According to RMRU President Lee Arnson and Walker, the combined teams found what are believed to be remains of the missing three by end of day Saturday, Dec. 5. Conditions on the day of the search were difficult, with winds gusting to 40 M.P.H. and nighttime temperatures dropping into the teens. Search teams camped overnight on the 5th, worked the site on the morning of the 6th, and hiked 19 miles out.
According to an account from Arnson and Walker, the search area was rugged high desert, remote and pristine. “It’s the most remote place I’ve ever been,” said RMRU team member Carlson. “Other than the four Germans, I don’t think anyone has ever seen this area before we did,” said Walker. “We spent the night at the site. I hiked up on a knoll and looked out over miles and miles of nothing — never a light and not a sound but the wind.” Arnson, remembering the desolation of the search area, wondered, “How in the world did they [the Germans] get here?” Walker observed that the Germans, as Europeans, probably had no comprehension of the vastness, desolation and danger of the American west, especially Death Valley in the summer.

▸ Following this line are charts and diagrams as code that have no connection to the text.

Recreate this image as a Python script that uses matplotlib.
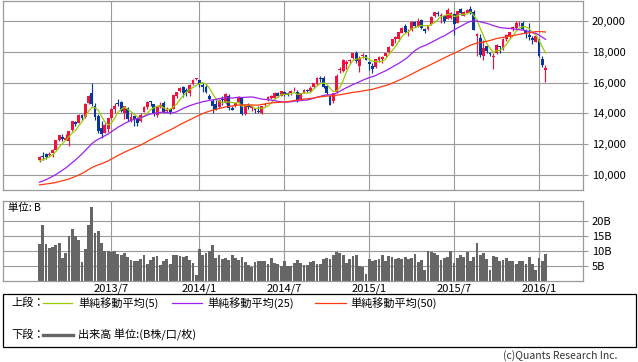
import numpy as np
import pandas as pd
import matplotlib
matplotlib.use("Agg")
import matplotlib.pyplot as plt
from matplotlib.lines import Line2D
from matplotlib.patches import Rectangle

# 週足データ (2013/1/28週 ～ 2016/1/18週)
opens = [10950, 11250, 11370, 11290, 11420, 11650, 12300, 12480, 12300, 12200,
         12900, 13450, 13400, 13900, 13750, 14700, 15300, 14500, 13850, 13050,
         12750, 13000, 13700, 14300, 14650, 14750, 14000, 14350, 13500, 13800,
         13650, 13500, 14100, 14400, 14800, 14600, 13900, 14400, 14650, 14150,
         14250, 14300, 15150, 15450, 15700, 15500, 15300, 15900, 16200, 16150,
         15850, 15700, 15100, 14800, 14600, 14400, 14950, 14650, 15150, 14350,
         14450, 14750, 15000, 13950, 14550, 14350, 14300, 14150, 14000, 14550,
         14900, 15000, 15000, 15350, 15150, 15400, 15300, 15300, 15500, 15400,
         14900, 15350, 15500, 15450, 15700, 15900, 16250, 16300, 15800, 15100,
         14800, 15400, 16800, 16750, 17200, 17400, 17600, 17900, 17100, 17700,
         17800, 17350, 17100, 17000, 17450, 17550, 17700, 18000, 18400, 18800,
         18800, 19250, 19650, 19400, 19400, 19950, 19700, 20050, 19500, 19450,
         19800, 20300, 20550, 20300, 20350, 20150, 20200, 20450, 19900, 20800,
         20350, 20550, 20800, 20600, 19000, 18900, 17700, 18350, 17900, 17650,
         17900, 18350, 18150, 18850, 19000, 19450, 19550, 19850, 19900, 19400,
         19100, 18900, 18650, 18820, 17500, 16800]
highs = [11220, 11460, 11410, 11500, 11670, 12300, 12570, 12650, 12650, 12860,
         13500, 13530, 13980, 13960, 14650, 15160, 15942, 14700, 13950, 13500,
         13400, 13700, 14350, 14650, 14950, 14800, 14500, 14400, 14050, 13850,
         13700, 14000, 14450, 14820, 14820, 14600, 14450, 14750, 14800, 14400,
         14300, 15200, 15400, 15700, 15800, 15650, 15900, 16200, 16320, 16170,
         16000, 15900, 15250, 14900, 14850, 14900, 15100, 15300, 15250, 14500,
         14700, 15100, 15000, 14550, 14650, 14500, 14320, 14450, 14500, 14700,
         15100, 15200, 15400, 15400, 15450, 15450, 15400, 15500, 15700, 15500,
         15350, 15600, 15600, 15750, 15950, 16350, 16400, 16400, 15850, 15100,
         15300, 16530, 17000, 17500, 17450, 17520, 17950, 18030, 17700, 17900,
         17820, 17400, 17250, 17550, 17700, 17750, 17950, 18350, 18850, 19000,
         19300, 19600, 19780, 19500, 20000, 20010, 20200, 20150, 19550, 19750,
         20300, 20600, 20650, 20500, 20400, 20868, 20600, 20550, 20650, 20850,
         20650, 20800, 20950, 20700, 19250, 19150, 18770, 18400, 18000, 17900,
         18500, 18400, 18900, 19150, 19300, 19650, 20000, 20000, 20000, 19500,
         19900, 19000, 19100, 18820, 17700, 17150]
lows = [10830, 11000, 11050, 11250, 11150, 11600, 12230, 12180, 12250, 11900,
        12850, 13150, 13350, 13550, 13700, 14600, 14480, 13550, 12750, 12420,
        12700, 12800, 13650, 14050, 14450, 14100, 13600, 13500, 13450, 13200,
        13200, 13450, 14100, 14300, 14450, 13850, 13750, 14350, 14000, 14050,
        13950, 14250, 15000, 15400, 15050, 15150, 15150, 15850, 16150, 15700,
        15400, 15300, 14850, 13995, 14200, 14350, 14550, 14600, 14200, 14200,
        14400, 14750, 13900, 13900, 14300, 14150, 14000, 14050, 13950, 14500,
        14800, 14900, 14900, 15050, 15100, 15100, 15150, 15200, 15450, 14750,
        14850, 15300, 15400, 15400, 15650, 15850, 16050, 15650, 15200, 14530,
        14700, 15300, 16600, 16700, 16900, 17300, 17550, 17250, 16670, 17600,
        17450, 16800, 16600, 16950, 17350, 17300, 17650, 17950, 18400, 18600,
        18700, 19200, 19200, 19000, 19350, 19600, 19600, 19500, 19250, 19400,
        19750, 20250, 20300, 19900, 19850, 20100, 20100, 19115, 19850, 20400,
        20300, 20500, 20450, 19400, 17714, 17650, 17450, 17900, 17700, 16901,
        17850, 17950, 18100, 18700, 18900, 19350, 19500, 19700, 19400, 18900,
        18750, 18500, 18650, 17650, 17000, 16017]
closes = [11191, 11153, 11173, 11385, 11606, 12283, 12560, 12338, 12397, 12833,
          13485, 13316, 13884, 13694, 14607, 15138, 14612, 13774, 12877, 12686,
          13230, 13677, 14309, 14506, 14589, 14129, 14466, 13615, 13752, 13660,
          13389, 13861, 14404, 14742, 14760, 14024, 14404, 14561, 14088, 14201,
          14086, 15165, 15381, 15661, 15299, 15403, 15870, 16178, 16291, 15912,
          15734, 15391, 14914, 14462, 14313, 14865, 14841, 15274, 14327, 14224,
          14696, 15063, 13960, 14516, 14429, 14457, 14199, 14097, 14462, 14632,
          15077, 15097, 15349, 15095, 15437, 15164, 15215, 15457, 15523, 14778,
          15318, 15539, 15425, 15668, 15948, 16321, 16229, 15708, 15300, 14532,
          15291, 16413, 16880, 17490, 17357, 17459, 17920, 17371, 17621, 17818,
          17450, 17197, 16864, 17511, 17674, 17648, 17913, 18332, 18798, 18971,
          19254, 19560, 19286, 19435, 19908, 19653, 20020, 19531, 19379, 19733,
          20264, 20563, 20461, 20407, 19990, 20706, 20539, 19780, 20650, 20544,
          20585, 20724, 20519, 19435, 19136, 17792, 18264, 18070, 17880, 17725,
          18438, 18291, 18825, 19083, 19265, 19597, 19879, 19883, 19504, 19230,
          18986, 18769, 19033, 17697, 17147, 16958]

# 移動平均用の過去終値 (2012/2 ～ 2013/1)
prev_closes = [8947, 9384, 9647, 9777, 9929, 10129, 10011, 10084, 9689, 9638,
               9561, 9521, 9380, 8954, 8611, 8580, 8440, 8459, 8721, 8798,
               9007, 9021, 8725, 8670, 8566, 8555, 8891, 9163, 9070, 8839,
               8871, 9159, 9110, 8870, 8863, 8534, 9002, 8933, 9051, 8757,
               9024, 9366, 9446, 9527, 9737, 9940, 10395, 10688, 10801, 10913,
               10926]

# 出来高 (B)
volume = [12.2, 18.5, 12.2, 11.0, 11.4, 12.0, 12.7, 7.6, 9.2, 15.1,
          17.2, 15.1, 13.6, 6.3, 10.8, 18.5, 24.5, 15.9, 16.5, 12.5,
          10.0, 9.9, 9.5, 9.9, 9.0, 8.6, 9.4, 8.0, 7.0, 6.8,
          6.7, 7.2, 8.8, 5.8, 7.1, 8.0, 8.2, 5.2, 6.6, 7.4,
          5.8, 8.5, 8.6, 8.2, 8.0, 8.2, 7.0, 6.0, 2.0, 10.6,
          8.6, 9.2, 10.0, 11.9, 7.8, 8.6, 7.4, 7.6, 7.0, 8.8,
          7.6, 6.9, 7.9, 6.4, 5.2, 4.5, 6.2, 6.8, 6.7, 6.5,
          5.8, 7.6, 6.0, 5.6, 5.1, 6.5, 5.1, 5.1, 6.0, 6.9,
          6.0, 5.2, 5.2, 6.2, 6.8, 5.8, 5.8, 7.4, 7.7, 7.4,
          8.6, 9.8, 9.2, 8.6, 5.9, 7.4, 8.3, 8.6, 5.0, 4.7,
          2.3, 7.3, 6.5, 7.0, 7.3, 8.6, 6.5, 8.2, 8.0, 7.4,
          7.8, 7.4, 8.1, 7.4, 7.8, 9.0, 6.3, 7.0, 3.8, 9.9,
          9.6, 9.2, 8.6, 6.9, 7.7, 8.0, 9.9, 6.0, 7.5, 8.6,
          8.1, 9.8, 6.5, 8.0, 12.8, 8.8, 9.2, 7.2, 3.6, 8.2,
          8.1, 6.5, 7.0, 7.5, 6.5, 6.8, 5.8, 6.8, 6.6, 5.5,
          7.9, 5.5, 3.5, 7.8, 6.8, 9.1]

price_ticks = [10000, 12000, 14000, 16000, 18000, 20000]
vol_ticks = [5, 10, 15, 20]

plt.rcParams['font.family'] = ['Noto Sans CJK JP', 'DejaVu Sans']

weeks = pd.date_range("2013-01-28", periods=len(closes), freq="W-MON")
x = np.arange(len(closes))
o = np.array(opens, dtype=float)
h = np.array(highs, dtype=float)
l = np.array(lows, dtype=float)
c = np.array(closes, dtype=float)

all_close = pd.Series(prev_closes + closes, dtype=float)
n = len(closes)
ma5 = all_close.rolling(5).mean().values[-n:]
ma25 = all_close.rolling(25).mean().values[-n:]
ma50 = all_close.rolling(50).mean().values[-n:]

# 月替わり (1月/7月) の週
tick_idx = [i for i in range(1, n)
            if weeks[i].month != weeks[i - 1].month and weeks[i].month in (1, 7)]
tick_lbl = [f"{weeks[i].year}/{weeks[i].month}" for i in tick_idx]

RED = "#f0123e"
BLUE = "#06389c"
GRID = "#9a9a9a"
W, H = 638, 362


def box(left, top, right, bottom):
    return [left / W, 1 - bottom / H, (right - left) / W, (bottom - top) / H]


fig = plt.figure(figsize=(W / 100, H / 100), dpi=100)
ax = fig.add_axes(box(3, 0.5, 582.7, 190.3))
axv = fig.add_axes(box(3, 201, 582.7, 281))

# --- 上段: ローソク足 + 移動平均 ---
up = c >= o
cols = np.where(up, RED, BLUE)
ax.vlines(x, l, h, colors=cols, lw=0.85, zorder=2)
ax.bar(x, np.maximum(np.abs(c - o), 40), bottom=np.minimum(o, c),
       width=0.88, color=cols, linewidth=0, zorder=3)
ax.plot(x, ma5, color="#99cc00", lw=0.9, zorder=4)
ax.plot(x, ma25, color="#a020f0", lw=0.9, zorder=4)
ax.plot(x, ma50, color="#ff3a10", lw=0.9, zorder=4)

ax.set_xlim(-11.2, 166.4)
ax.set_ylim(9000, 21330)
ax.set_yticks(price_ticks)
ax.set_yticklabels([f"{v:,}" for v in price_ticks])
ax.set_xticks(tick_idx)
ax.set_xticklabels([])

# --- 下段: 出来高 ---
axv.bar(x, volume, width=0.86, color="#666666", linewidth=0, zorder=2)
axv.set_xlim(-11.2, 166.4)
axv.set_ylim(0, 26.6)
axv.set_yticks(vol_ticks)
axv.set_yticklabels([f"{v}B" for v in vol_ticks])
axv.set_xticks(tick_idx)
axv.set_xticklabels(tick_lbl)
axv.text(0.009, 0.975, "単位: B", transform=axv.transAxes,
         ha="left", va="top", fontsize=7.5)

for a in (ax, axv):
    a.grid(True, color=GRID, lw=0.8, zorder=0)
    a.set_axisbelow(True)
    for s in a.spines.values():
        s.set_color(GRID)
        s.set_linewidth(0.9)
    a.yaxis.tick_right()
    a.tick_params(axis="y", length=3.5, color=GRID, pad=3, labelsize=8)
    a.tick_params(axis="x", length=0, pad=1.5, labelsize=8)

# --- 凡例 ---
fig.add_artist(Rectangle((3 / W, 1 - 346.5 / H), 633 / W, 52.5 / H,
                         transform=fig.transFigure, fill=False,
                         edgecolor="black", lw=0.9))


def ftext(px, py, s, **kw):
    kw.setdefault("fontsize", 8)
    fig.text(px / W, 1 - py / H, s, va="center", **kw)


def fline(x0, x1, py, **kw):
    fig.add_artist(Line2D([x0 / W, x1 / W], [1 - py / H] * 2,
                          transform=fig.transFigure, **kw))


ftext(11, 303, "上段：")
fline(43, 72, 303, color="#99cc00", lw=0.9)
ftext(78, 303, "単純移動平均(5)")
fline(172, 202, 303, color="#a020f0", lw=0.9)
ftext(207, 303, "単純移動平均(25)")
fline(315, 346, 303, color="#ff3a10", lw=0.9)
ftext(350, 303, "単純移動平均(50)")
ftext(11, 335, "下段：")
fline(43, 73, 335, color="#666666", lw=2.4)
ftext(78, 335, "出来高 単位:(B株/口/枚)")
ftext(617, 356, "(c)Quants Research Inc.", ha="right", fontsize=7.5, color="#333333")

fig.savefig("out.png", dpi=100)
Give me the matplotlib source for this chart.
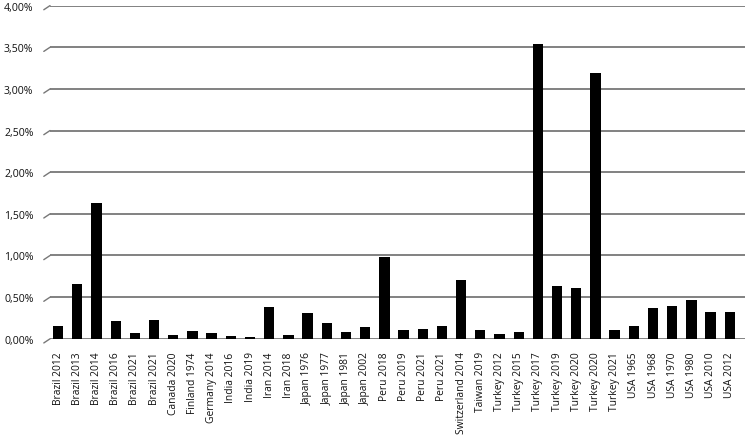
import matplotlib.pyplot as plt
import numpy as np
from matplotlib.ticker import FuncFormatter

categories = [
    "Brazil 2012", "Brazil 2013", "Brazil 2014", "Brazil 2016", "Brazil 2021", "Brazil 2021",
    "Canada 2020", "Finland 1974", "Germany 2014", "India 2016", "India 2019", "Iran 2014",
    "Iran 2018", "Japan 1976", "Japan 1977", "Japan 1981", "Japan 2002", "Peru 2018",
    "Peru 2019", "Peru 2021", "Peru 2021", "Switzerland 2014", "Taiwan 2019", "Turkey 2012",
    "Turkey 2015", "Turkey 2017", "Turkey 2019", "Turkey 2020", "Turkey 2020", "Turkey 2021",
    "USA 1965", "USA 1968", "USA 1970", "USA 1980", "USA 2010", "USA 2012",
]
values = [
    0.15, 0.66, 1.63, 0.21, 0.07, 0.23,
    0.04, 0.09, 0.07, 0.03, 0.02, 0.38,
    0.05, 0.31, 0.19, 0.08, 0.14, 0.98,
    0.11, 0.12, 0.15, 0.71, 0.11, 0.06,
    0.08, 3.54, 0.63, 0.61, 3.19, 0.10,
    0.15, 0.37, 0.39, 0.47, 0.32, 0.32,
]
yticks = [0.0, 0.5, 1.0, 1.5, 2.0, 2.5, 3.0, 3.5, 4.0]

plt.rcParams["font.family"] = ["Open Sans", "DejaVu Sans"]

fig = plt.figure(figsize=(7.47, 4.39), dpi=100)
ax = fig.add_axes([0.067, 0.226, 0.93, 0.759])

x = np.arange(len(values))
ax.bar(x, values, width=0.54, color="black", zorder=3)

ax.set_ylim(0, 4.0)
ax.set_xlim(-0.42, 35.78)
ax.set_yticks(yticks)
ax.yaxis.set_major_formatter(FuncFormatter(lambda v, _: f"{v:.2f}%".replace(".", ",")))
ax.set_xticks(x, categories, rotation=90)
ax.tick_params(axis="y", length=0, pad=12, labelsize=7.6, colors="#111111")
ax.tick_params(axis="x", length=0, pad=9, labelsize=7.4, colors="#111111")
ax.grid(axis="y", color="#777777", lw=1.3, zorder=0)
for s in ax.spines.values():
    s.set_visible(False)

# slanted floor stubs at the left of each gridline
for y in yticks:
    ax.annotate("", xy=(0, y), xycoords=("axes fraction", "data"),
                xytext=(-4.5, -3), textcoords="offset points",
                arrowprops=dict(arrowstyle="-", color="#777777", lw=1.0,
                                shrinkA=0, shrinkB=0))

fig.savefig("out.png", dpi=100)
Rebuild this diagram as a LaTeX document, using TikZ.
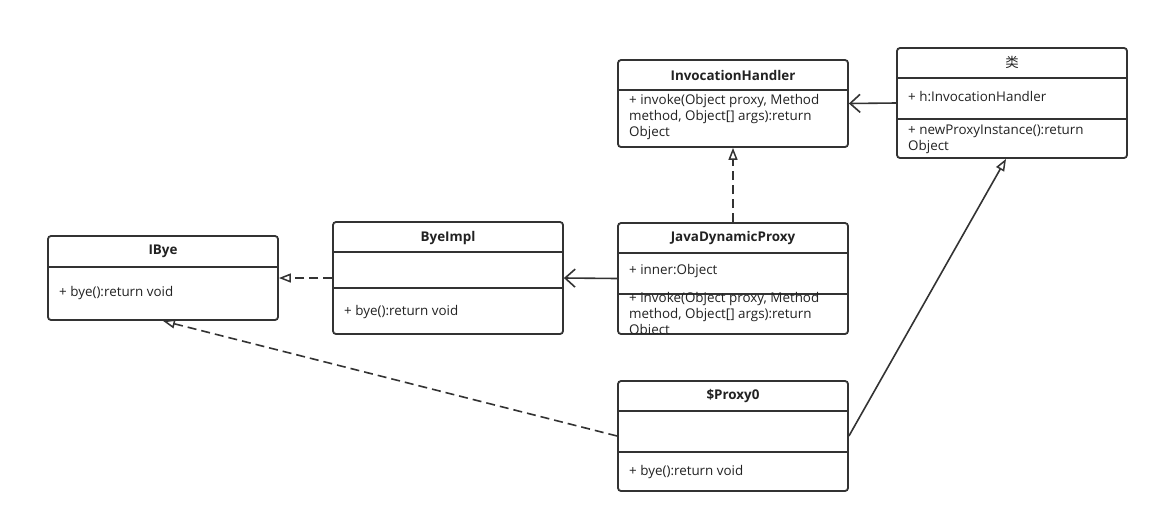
\documentclass[tikz,border=0pt]{standalone}
\usepackage{fontspec}
\setmainfont{Open Sans}
\newfontfamily\cjk{Noto Sans CJK SC}
\usetikzlibrary{arrows.meta,calc}
\definecolor{linec}{HTML}{333333}
\definecolor{textc}{HTML}{222222}
\begin{document}
\begin{tikzpicture}[x=1pt,y=-1pt,
  classbox/.style={draw=linec, line width=1.8pt, rounded corners=3pt, minimum width=230pt, inner sep=0pt, fill=white},
  divider/.style={draw=linec, line width=1.8pt},
  title/.style={font=\fontsize{13.4}{15}\selectfont\bfseries, text=textc, inner sep=0pt},
  member/.style={font=\fontsize{13.4}{16}\selectfont, text=textc, inner sep=0pt, anchor=west, align=left},
  conn/.style={draw=linec, line width=1.6pt},
  realize/.style={conn, dashed, dash pattern=on 9pt off 5pt, -{Triangle[open, length=12pt, width=9pt, line width=1.5pt]}},
  inherit/.style={conn, -{Triangle[open, length=12pt, width=9pt, line width=1.5pt]}},
  assoc/.style={conn, -{Straight Barb[length=10pt, width=18pt, line width=1.6pt]}}
]
\useasboundingbox[fill=white] (0,0) rectangle (1159,523);

% IBye
\node[classbox, minimum height=84pt] (ibye) at (163,278) {};
\draw[divider] (48,267) -- (278,267);
\node[title] (ibyet) at (163,251) {IBye};
\node[member] (ibyem) at (59,293) {+ bye():return void};

% ByeImpl
\node[classbox, minimum height=112pt] (bimpl) at (448,278) {};
\draw[divider] (333,252) -- (563,252);
\draw[divider] (333,288) -- (563,288);
\node[title] (bimplt) at (448,238) {ByeImpl};
\node[member] (bimplm) at (344,312) {+ bye():return void};

% InvocationHandler
\node[classbox, minimum height=87pt] (ih) at (733,103.5) {};
\draw[divider] (618,90) -- (848,90);
\node[title] (iht) at (733,75) {InvocationHandler};
\node[member] (ihm) at (629,117) {+ invoke(Object proxy, Method\\method, Object[] args):return\\Object};

% class 类
\node[classbox, minimum height=110pt] (cls) at (1012,103) {};
\draw[divider] (897,78) -- (1127,78);
\node[title] (clst) at (1012,62) {\cjk\mdseries 类};
\draw[divider] (897,119) -- (1127,119);
\node[member] (clsa) at (908,96) {+ h:InvocationHandler};
\node[member] (clsm) at (908,139) {+ newProxyInstance():return\\Object};

% JavaDynamicProxy
\node[classbox, minimum height=111pt] (jdp) at (733,278.5) {};
\draw[divider] (618,253) -- (848,253);
\draw[divider] (618,294) -- (848,294);
\node[title] (jdpt) at (733,238) {JavaDynamicProxy};
\node[member] (jdpa) at (629,271) {+ inner:Object};
\begin{scope}
  \clip (619,254) rectangle (847,333);
  \node[member] (jdpm) at (629,315) {+ invoke(Object proxy, Method\\method, Object[] args):return\\Object};
\end{scope}

% $Proxy0
\node[classbox, minimum height=110pt] (px) at (733,436) {};
\draw[divider] (618,411) -- (848,411);
\draw[divider] (618,452) -- (848,452);
\node[title] (pxt) at (733,396) {\$Proxy0};
\node[member] (pxm) at (629,472) {+ bye():return void};

% connectors
\draw[realize] (bimpl.west) -- (ibye.east);
\draw[assoc] (jdp.west) -- (bimpl.east);
\draw[realize] (jdp.north) -- (ih.south);
\draw[assoc] (cls.west) -- (ih.east);
\draw[inherit] (px.east) -- ($(cls.south)+(-6,0)$);
\draw[realize] (px.west) -- (ibye.south);
\end{tikzpicture}
\end{document}
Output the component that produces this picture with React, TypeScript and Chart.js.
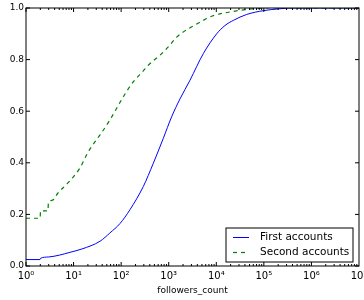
import React, { useEffect, useRef } from "react";
import { Chart, registerables } from "chart.js";

Chart.register(...registerables);

const firstX = [1, 1.97, 2.03, 3, 5, 8.4, 15, 36, 58, 95, 153, 292, 474, 770, 1150, 1730, 2800, 5330, 10200, 15200, 22800, 43600, 100000, 218000, 355000, 1e7];
const firstY = [0.025, 0.025, 0.03, 0.035, 0.042, 0.053, 0.066, 0.096, 0.128, 0.165, 0.218, 0.308, 0.398, 0.495, 0.578, 0.648, 0.72, 0.823, 0.90, 0.932, 0.952, 0.975, 0.99, 0.997, 1.0, 1.0];

const secondX = [1, 1.98, 2.02, 2.9, 2.95, 3.6, 4.7, 7.6, 13.6, 20, 24, 36, 58, 111, 180, 292, 372, 711, 980, 1470, 4550, 8500, 20000, 59000, 96000, 1e7];
const secondY = [0.185, 0.185, 0.214, 0.214, 0.244, 0.255, 0.283, 0.322, 0.38, 0.44, 0.463, 0.508, 0.566, 0.656, 0.714, 0.756, 0.778, 0.823, 0.849, 0.887, 0.945, 0.97, 0.985, 0.997, 1.0, 1.0];

const seriesNames = ["First accounts", "Second accounts"];
const xTickLabels: Record<number, string> = {
  0: "10⁰", 1: "10¹", 2: "10²", 3: "10³", 4: "10⁴", 5: "10⁵", 6: "10⁶", 7: "10⁷",
};
const yTicks = [0, 0.2, 0.4, 0.6, 0.8, 1.0];
const xTitle = "followers_count";

const BLUE = "#0000ff";
const GREEN = "#008000";
const FONT = "'DejaVu Sans', sans-serif";

const framePlugin = {
  id: "frameTicksLegend",
  afterDraw(chart: any) {
    const ctx = chart.ctx;
    const { left, right, top, bottom } = chart.chartArea;
    const xs = chart.scales.x;
    const ys = chart.scales.y;
    ctx.save();
    ctx.strokeStyle = "#000";
    ctx.lineWidth = 1;
    ctx.beginPath();
    for (let d = 0; d < 7; d++) {
      for (let k = 1; k <= 9; k++) {
        const v = k * Math.pow(10, d);
        const px = xs.getPixelForValue(v);
        const len = k === 1 ? 4 : 2;
        ctx.moveTo(px, bottom);
        ctx.lineTo(px, bottom - len);
        ctx.moveTo(px, top);
        ctx.lineTo(px, top + len);
      }
    }
    for (const t of yTicks) {
      const py = ys.getPixelForValue(t);
      ctx.moveTo(left, py);
      ctx.lineTo(left + 4, py);
      ctx.moveTo(right, py);
      ctx.lineTo(right - 4, py);
    }
    ctx.stroke();
    ctx.strokeRect(left, top, right - left, bottom - top);

    // legend
    const bx = 226, by = 228, bw = 127, bh = 34;
    ctx.fillStyle = "#fff";
    ctx.fillRect(bx, by, bw, bh);
    ctx.strokeStyle = "#000";
    ctx.lineWidth = 1;
    ctx.strokeRect(bx, by, bw, bh);
    const rows = [
      { y: 237.5, color: BLUE, dash: [] as number[], w: 1, name: seriesNames[0] },
      { y: 252.5, color: GREEN, dash: [4, 4], w: 1.2, name: seriesNames[1] },
    ];
    ctx.font = "10.5px " + FONT;
    ctx.textBaseline = "middle";
    ctx.textAlign = "left";
    for (const r of rows) {
      ctx.beginPath();
      ctx.setLineDash(r.dash);
      ctx.strokeStyle = r.color;
      ctx.lineWidth = r.w;
      ctx.moveTo(233, r.y);
      ctx.lineTo(249, r.y);
      ctx.stroke();
      ctx.setLineDash([]);
      ctx.fillStyle = "#000";
      ctx.fillText(r.name, 260, r.y);
    }
    ctx.restore();
  },
};

export default function App() {
  const ref = useRef<HTMLCanvasElement>(null);
  useEffect(() => {
    document.body.style.margin = "0";
    const canvas = ref.current!;
    const chart = new Chart(canvas, {
      type: "line",
      data: {
        datasets: [
          {
            label: seriesNames[0],
            data: firstX.map((x, i) => ({ x, y: firstY[i] })),
            borderColor: BLUE,
            borderWidth: 1,
            pointRadius: 0,
            cubicInterpolationMode: "monotone",
            fill: false,
          },
          {
            label: seriesNames[1],
            data: secondX.map((x, i) => ({ x, y: secondY[i] })),
            borderColor: GREEN,
            borderWidth: 1.2,
            borderDash: [4, 4],
            pointRadius: 0,
            cubicInterpolationMode: "monotone",
            fill: false,
          },
        ],
      },
      options: {
        animation: false,
        responsive: false,
        devicePixelRatio: 1,
        layout: { padding: { left: 0, top: 8, right: 5, bottom: 0 } },
        plugins: { legend: { display: false }, tooltip: { enabled: false } },
        scales: {
          x: {
            type: "logarithmic",
            min: 1,
            max: 1e7,
            grid: { display: false, drawTicks: false },
            border: { display: false },
            ticks: {
              autoSkip: false,
              maxRotation: 0,
              padding: 4,
              color: "#000",
              font: { family: FONT, size: 10 },
              callback: (v: any) => {
                const l = Math.log10(Number(v));
                const r = Math.round(l);
                return Math.abs(l - r) < 1e-9 ? xTickLabels[r] ?? "" : "";
              },
            },
            title: {
              display: true,
              text: xTitle,
              color: "#000",
              font: { family: FONT, size: 9 },
              padding: { top: 2, bottom: 4 },
            },
            afterFit: (s: any) => {
              s.height = 34;
              s.paddingLeft = 0;
              s.paddingRight = 0;
            },
          },
          y: {
            min: 0,
            max: 1,
            grid: { display: false, drawTicks: false },
            border: { display: false },
            ticks: {
              stepSize: 0.2,
              padding: 2,
              color: "#000",
              font: { family: FONT, size: 9 },
              callback: (v: any) => Number(v).toFixed(1),
            },
            afterFit: (s: any) => {
              s.width = 26;
              s.paddingTop = 0;
              s.paddingBottom = 0;
            },
          },
        },
      },
      plugins: [framePlugin],
    } as any);
    return () => chart.destroy();
  }, []);
  return (
    <div style={{ position: "absolute", left: 0, top: 0, width: 364, height: 300 }}>
      <canvas ref={ref} width={364} height={300} />
    </div>
  );
}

As to why they had taken the road they did, before getting stuck in a wash, Walker said, “They may have been intrigued to see this secret military base [China Lake Naval Weapons Testing Center].” Both noted the Germans couldn’t have made worse choices.
Arnson said teams tagged and secured the remains of the additional three. But authorities are keeping the exact location under wraps to prevent any unauthorized interference at the site. “We don’t even know the exact location,” said Walker. “We had to turn over all our GPS information coordinates to the Inyo County Sheriff’s Department.”
Once back at base camp, Arnson and Walker had to go back to perform another rescue, this time of a very sick member of another rescue team who had participated in the search and could not hike out on his own. They recruited a Park Service Humvee to bring the sick man in.
At the conclusion of the rescue, “All the other team members were shaking our hands,” said Walker.